I'm bringing this up because mobs seem to be getting a lot of attention these days. I first noticed it with Howard Rheingold's book Smart Mobs and the blog on his site is playing with the notion of technology facilitated mob action.
More recently an urban participatory theater phenomena, called "flash mobs" or "e-mail mobs" by some, is getting quite a bit of attention. If you've somehow missed it, email lists are used to announce gathering points for people who show up and do odd things in a group. One site intended to facilitate this process, Flocksmart, is still in process but makes nice use of the related term "flock" and moves towards posting flocking events. The best coverage I've seen so far has come from Wired News and this somewhat recent article makes a nice point of the similarity of this event to projects organized for many years in San Francisco by groups such as the Cacophony Society. Plus it's got useful links that I won't replicate here.

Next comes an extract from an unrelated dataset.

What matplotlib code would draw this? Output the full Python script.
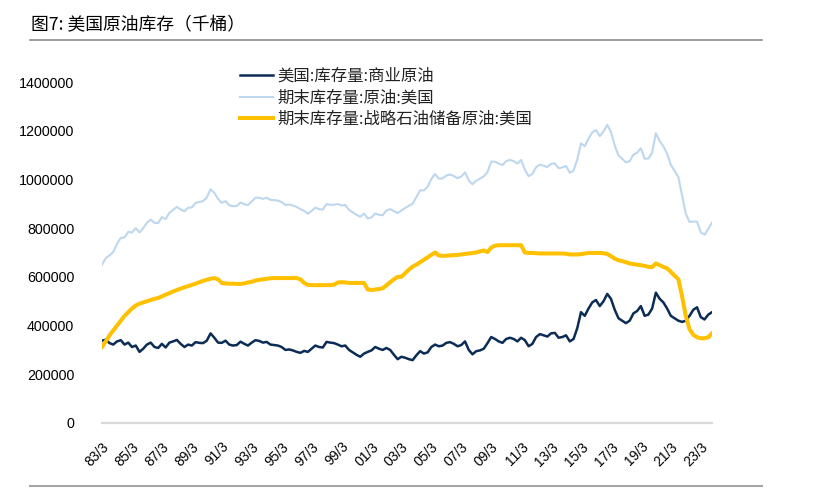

It's an interesting development in terms of anarchist organizing as well as nonlinear social theory. If it goes much further it may be worth looking at more closely.
A recent featured website on CounterPunch was The Lipstick Librarian. It's often included in links pages that focus on radical approaches to librarianship. And this week's featured website on netweed was the Anarchist Librarians Web. Ah, synchrony.
The Anarchist Librarians Web is particularly strong, in part because ChuckO, also known as the Reverend ChuckO, is the webmaster. ChuckO posts news to the site as well as to the hosting site, infoshop.org. And he's a very smart guy. I first encountered his insights on an antiglobalism email discussion list that was intensely active before 9/11. Although the list was ultimately undermined by various raving leftists who couldn't quite get the idea of responding to group needs, especially after 9/11, ChuckO's contributions were always well thought out and represented some of the strongest anarchist perceptions available.
Starhawk was really on target as well. But she's not a librarian. Hmmm, have to do a web search on Pagan Librarians. Is there a witch in this library?
How'd I know? Why, I just visit infoshop.org for my anarchist news!